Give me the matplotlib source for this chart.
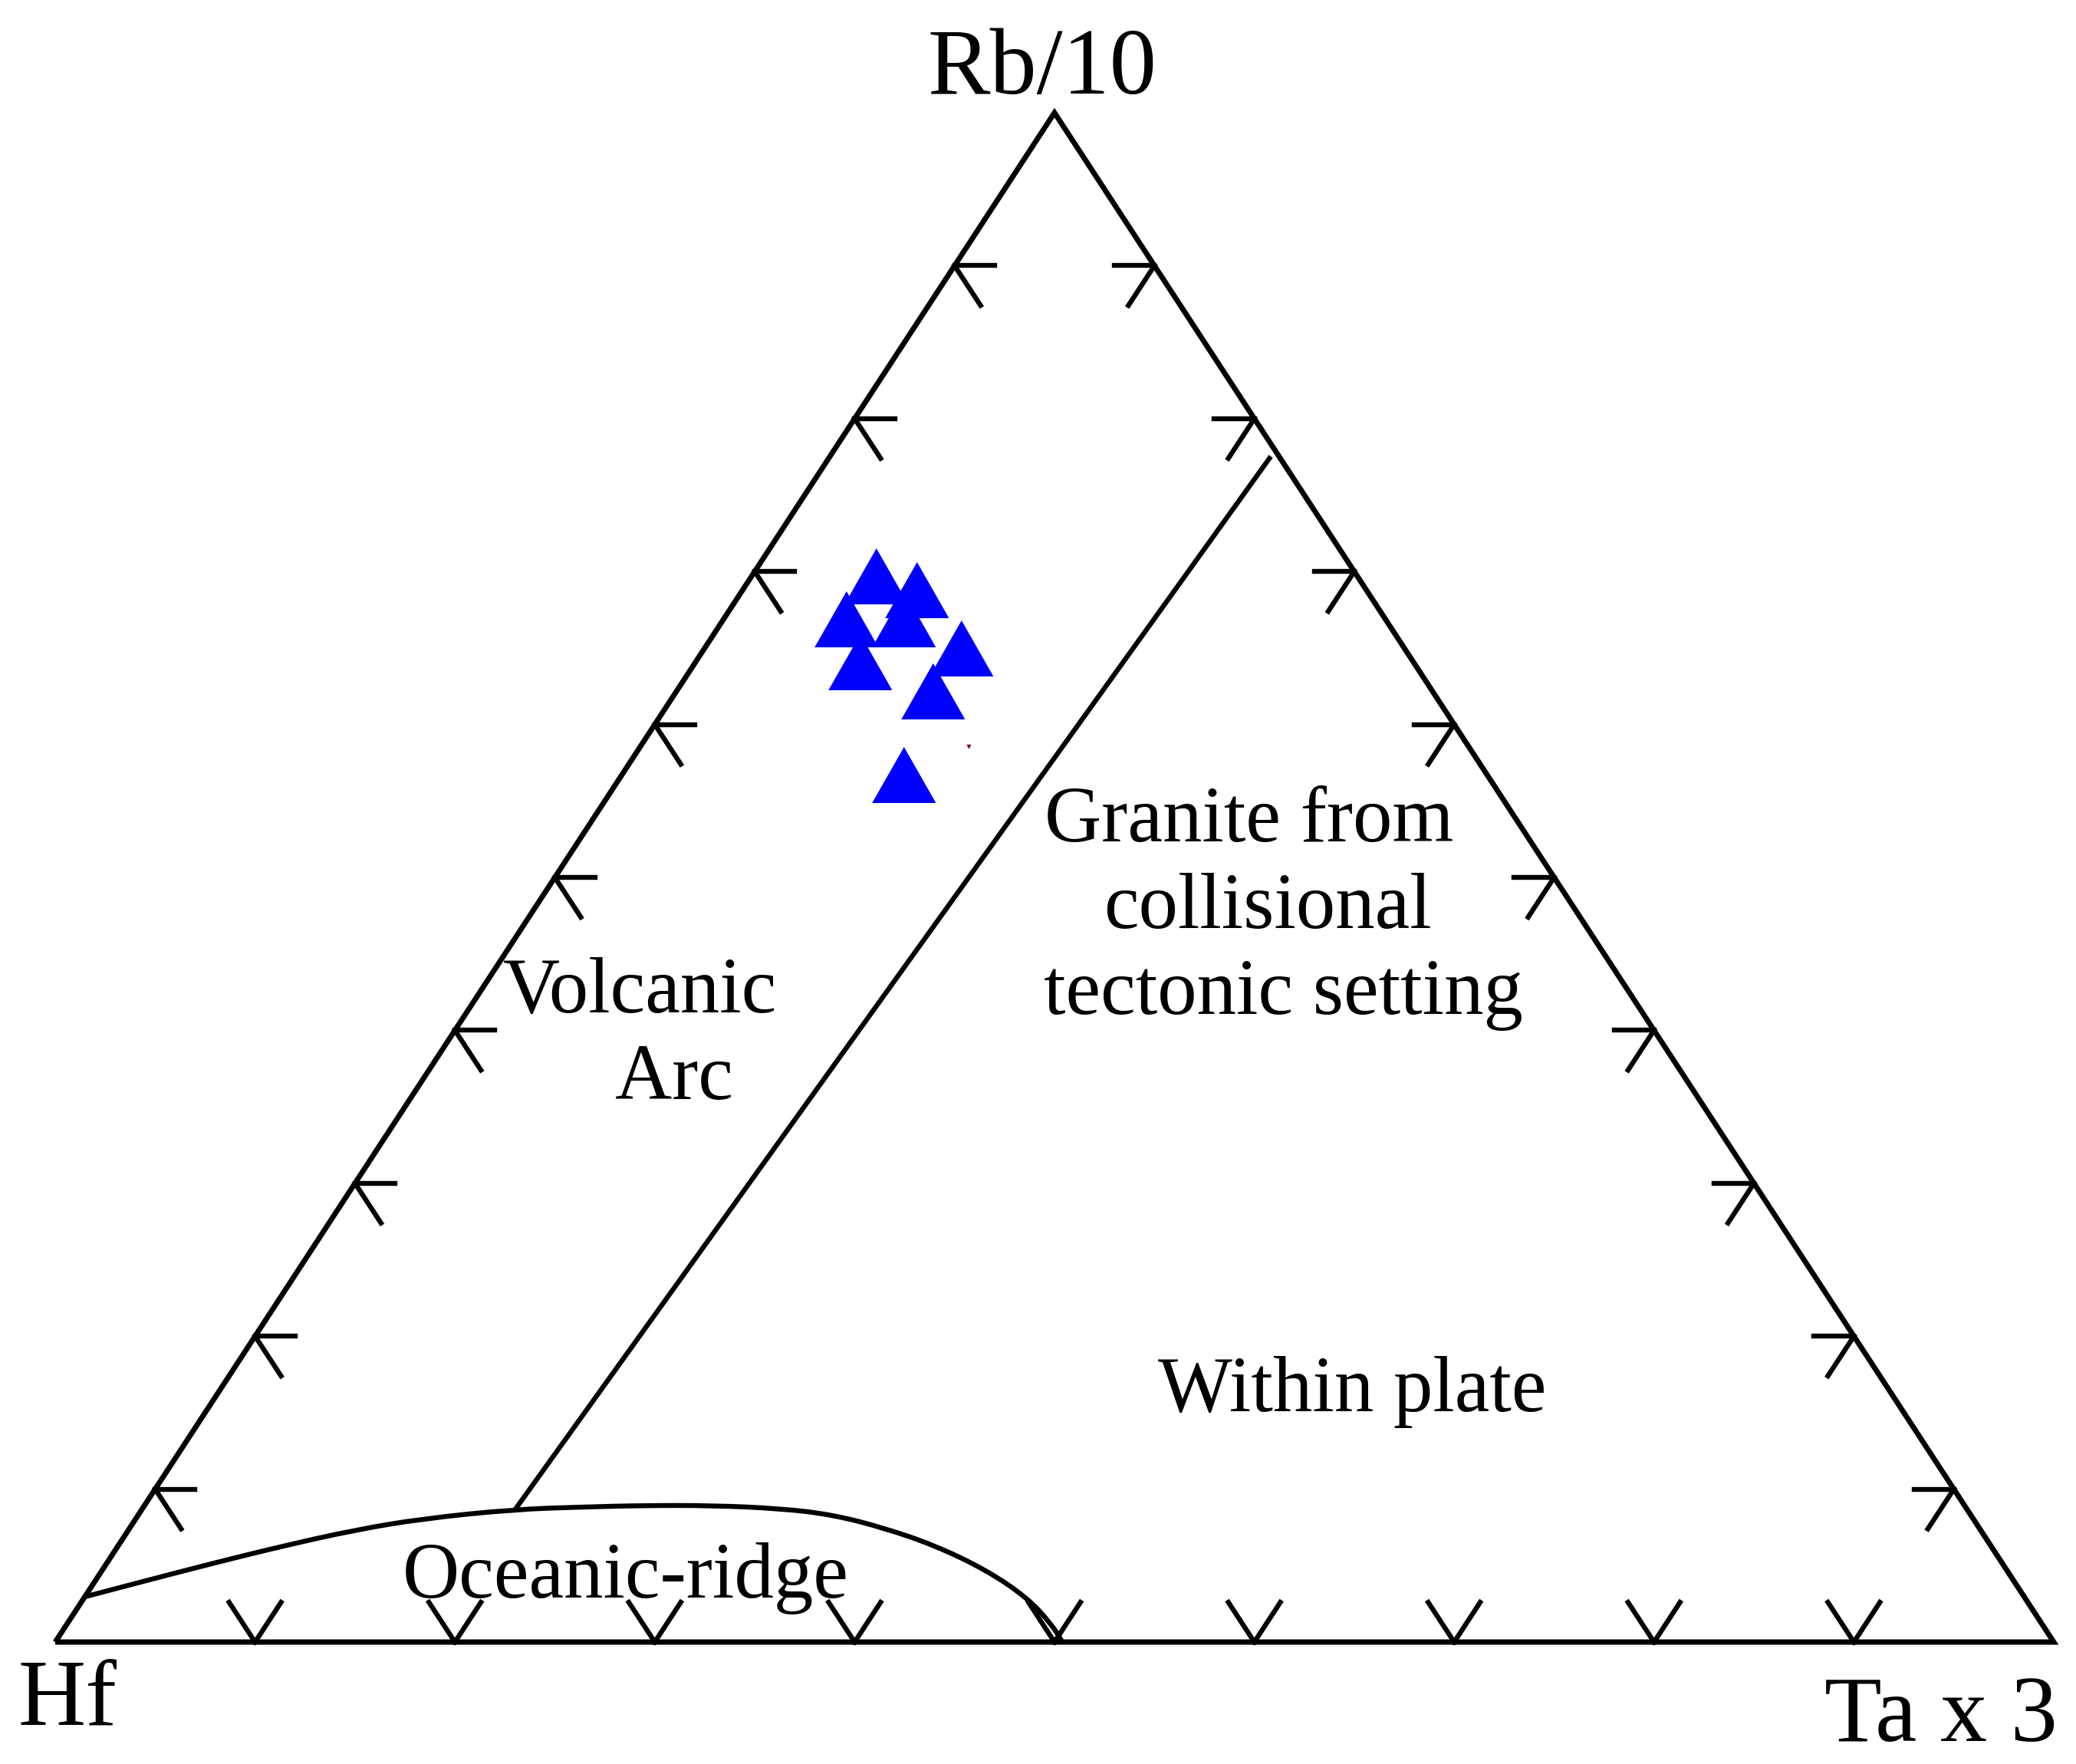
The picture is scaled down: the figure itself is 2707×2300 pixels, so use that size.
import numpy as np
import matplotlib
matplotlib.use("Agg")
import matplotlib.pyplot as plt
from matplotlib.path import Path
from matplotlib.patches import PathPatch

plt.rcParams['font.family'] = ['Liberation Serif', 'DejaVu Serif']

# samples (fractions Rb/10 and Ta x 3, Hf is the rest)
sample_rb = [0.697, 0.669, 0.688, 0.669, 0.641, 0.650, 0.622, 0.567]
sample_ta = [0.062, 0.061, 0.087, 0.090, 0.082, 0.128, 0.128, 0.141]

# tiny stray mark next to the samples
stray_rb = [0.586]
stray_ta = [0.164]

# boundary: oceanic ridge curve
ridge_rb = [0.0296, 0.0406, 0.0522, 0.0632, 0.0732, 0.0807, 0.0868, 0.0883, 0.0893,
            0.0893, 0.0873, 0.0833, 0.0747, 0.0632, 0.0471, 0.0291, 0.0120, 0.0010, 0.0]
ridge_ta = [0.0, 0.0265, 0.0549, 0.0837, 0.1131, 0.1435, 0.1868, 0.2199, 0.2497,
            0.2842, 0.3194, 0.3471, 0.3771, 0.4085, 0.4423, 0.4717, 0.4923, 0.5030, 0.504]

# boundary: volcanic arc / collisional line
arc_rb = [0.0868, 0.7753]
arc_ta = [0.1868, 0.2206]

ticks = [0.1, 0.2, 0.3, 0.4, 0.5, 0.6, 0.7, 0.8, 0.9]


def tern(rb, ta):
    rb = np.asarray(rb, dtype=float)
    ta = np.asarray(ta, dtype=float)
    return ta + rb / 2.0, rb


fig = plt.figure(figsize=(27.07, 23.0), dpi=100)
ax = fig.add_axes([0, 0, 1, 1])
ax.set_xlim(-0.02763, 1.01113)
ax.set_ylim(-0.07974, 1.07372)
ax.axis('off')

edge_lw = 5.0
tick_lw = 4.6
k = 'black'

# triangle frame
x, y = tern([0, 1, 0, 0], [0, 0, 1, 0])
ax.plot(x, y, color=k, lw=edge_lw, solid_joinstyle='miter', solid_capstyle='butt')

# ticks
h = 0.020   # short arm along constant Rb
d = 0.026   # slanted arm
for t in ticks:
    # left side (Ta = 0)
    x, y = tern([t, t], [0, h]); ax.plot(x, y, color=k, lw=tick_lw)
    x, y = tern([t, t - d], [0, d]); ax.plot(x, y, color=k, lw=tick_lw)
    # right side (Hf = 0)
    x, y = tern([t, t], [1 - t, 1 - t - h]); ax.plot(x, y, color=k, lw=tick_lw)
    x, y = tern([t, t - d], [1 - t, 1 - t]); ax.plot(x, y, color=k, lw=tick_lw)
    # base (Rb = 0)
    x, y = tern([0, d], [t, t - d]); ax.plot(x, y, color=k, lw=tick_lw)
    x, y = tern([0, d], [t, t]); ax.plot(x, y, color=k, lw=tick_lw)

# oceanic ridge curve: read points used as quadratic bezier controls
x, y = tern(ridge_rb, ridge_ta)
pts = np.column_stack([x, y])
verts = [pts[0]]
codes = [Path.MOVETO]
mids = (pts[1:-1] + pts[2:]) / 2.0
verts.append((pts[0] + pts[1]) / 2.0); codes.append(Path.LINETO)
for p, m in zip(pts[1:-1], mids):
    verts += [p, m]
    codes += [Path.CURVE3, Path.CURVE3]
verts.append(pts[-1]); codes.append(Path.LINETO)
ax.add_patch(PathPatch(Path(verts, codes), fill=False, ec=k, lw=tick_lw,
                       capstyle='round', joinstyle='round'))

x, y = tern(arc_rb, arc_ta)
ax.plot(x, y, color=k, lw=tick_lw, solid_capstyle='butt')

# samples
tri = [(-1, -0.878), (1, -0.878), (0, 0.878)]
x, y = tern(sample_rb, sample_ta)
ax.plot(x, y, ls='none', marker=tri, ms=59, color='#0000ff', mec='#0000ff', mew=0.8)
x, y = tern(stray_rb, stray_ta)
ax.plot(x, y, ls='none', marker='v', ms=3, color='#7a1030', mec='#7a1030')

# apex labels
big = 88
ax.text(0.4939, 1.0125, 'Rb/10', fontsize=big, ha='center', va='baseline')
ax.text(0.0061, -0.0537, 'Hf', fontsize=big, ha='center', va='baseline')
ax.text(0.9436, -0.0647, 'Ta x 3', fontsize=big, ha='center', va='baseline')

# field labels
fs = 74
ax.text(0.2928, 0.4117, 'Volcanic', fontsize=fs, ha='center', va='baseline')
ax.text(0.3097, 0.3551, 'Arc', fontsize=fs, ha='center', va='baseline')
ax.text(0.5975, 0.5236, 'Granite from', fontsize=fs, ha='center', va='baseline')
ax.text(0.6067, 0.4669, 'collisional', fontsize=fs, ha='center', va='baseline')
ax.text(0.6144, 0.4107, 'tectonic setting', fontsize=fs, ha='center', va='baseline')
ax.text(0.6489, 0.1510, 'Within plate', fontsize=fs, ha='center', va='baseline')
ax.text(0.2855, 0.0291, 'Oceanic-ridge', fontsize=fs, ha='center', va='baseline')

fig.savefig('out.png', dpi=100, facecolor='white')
- - -
- _The problem_
Give back, word for word, only the lines above from the line holding "The picture is" to the line holding "from matplotlib.patches import PathPatch", both included.

- _Exercise result_
The picture is scaled down: the figure itself is 2707×2300 pixels, so use that size.
import numpy as np
import matplotlib
matplotlib.use("Agg")
import matplotlib.pyplot as plt
from matplotlib.path import Path
from matplotlib.patches import PathPatch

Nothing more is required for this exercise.